My hon. Friend the Member for Cambridge (Mr. Rhodes James) has raised a most interesting point in new clause 32. I congratulate him on the way in which he has explained the problem. It is not necessary for me to add to what he said in explanation of his new clause.

Clause 75, which deals with reconstructions, does not take into account the possibility of placing a holding company over the top of an existing group. We think, like my hon. Friend, that that is a legitimate extension of the spirit of clause 75 and that in certain practical cases, rather like the one that he has drawn to our attention, representing a company in his constituency, it is something for which the Bill should cater.

Usually the problem with this sort of proposal is one of drafting, but my hon. Friend shrewdly decided that it would be sensible if he and the company concerned were to contact my officials and those in the Revenue to see whether it could be put into wording which would satisfactorily deal with the problem. I am glad to say that that has been possible.

Therefore, I had to try out my hon. Friend's new clause on three further grounds. First, did it contain any algebra? It passed that test. Secondly, did it contain any reference to 1 April? It passed that test too. Thirdly, did it come up to the literary style that we expect from my hon. Friend the Member for Cambridge?
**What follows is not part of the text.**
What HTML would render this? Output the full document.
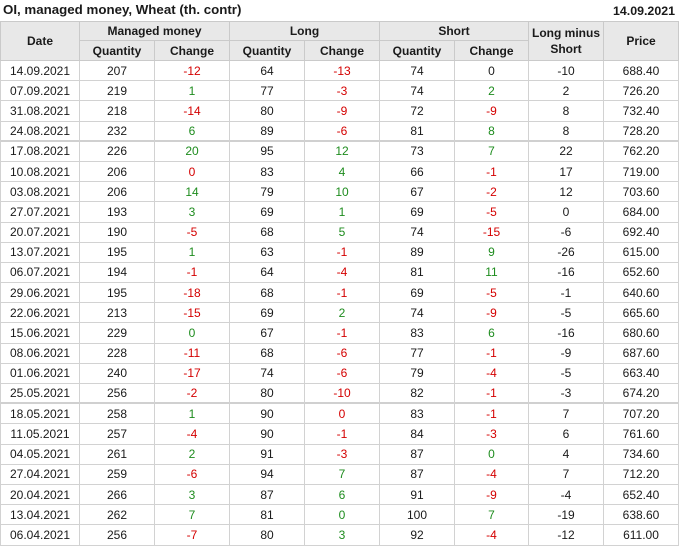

Relatively speaking, considering the subject, it probably passes that test, and, therefore, I recommend the House to accept it.

Photo of Dr Oonagh McDonald Dr Oonagh McDonald , Thurrock

In that case, the hon. Gentleman should ask the hon. Member for Cambridge (Mr. Rhodes James) to write all his clauses and amendments for him.

Photo of Mr Ian Stewart Mr Ian Stewart The Economic Secretary to the Treasury

That is an interesting suggestion, and it enables me to come to the third point with which I want to deal. The hon. Lady complained that there were a considerable number of new clauses and amendments on stamp duty. They represent not only some changes of substance — although relatively small changes of substance, considering the number of amendments to which they have given rise—but show the difficulty of expressing provisions on stamp duty in a simple form which are internally consistent. I defend myself. I am slightly caught between my hon. and elegant Friend from the university, who wants to have everything rewritten in the clearest possible way, and the hon. Lady, who chides me for having these new clauses and amendments on the Amendment Paper.

New clauses 26, 27 and 28 are no more than a slightly tidier rearrangement of provisions which are already in the Bill in clause 87, and that is why one of the amendments omits clause 87. We do our best to try to strike a balance between the conflicting desires of the House. I am sorry that that adds to the material that the hon. Lady, and, I might say, I, have to deal with.

As I said in Committee, I thought that I had drawn the short ministerial straw when I found myself dealing with the stamp duty clauses, and the hon. Lady drew the short Opposition straw in being allocated this wicked subject. I conclude by complimenting her on the way in which she has dealt with these confusing and highly technical matters, not only in Committee, but on Report.

I can plead that, more than most of the measures in the group, these are designed to simplify the Bill and make it easier to understand and use. I hope that in that spirit the hon. Lady will find the group acceptable.

Photo of Mr Robert Rhodes James Mr Robert Rhodes James , Cambridge

With the leave of the House, I should like to express my profound gratitude to my hon. Friend and his officials over this matter. It was a complicated one, which has been satisfactorily resolved, and I and my constituent and many others are grateful.

Question put and agreed to.

Clause read a Second time, and added to the Bill.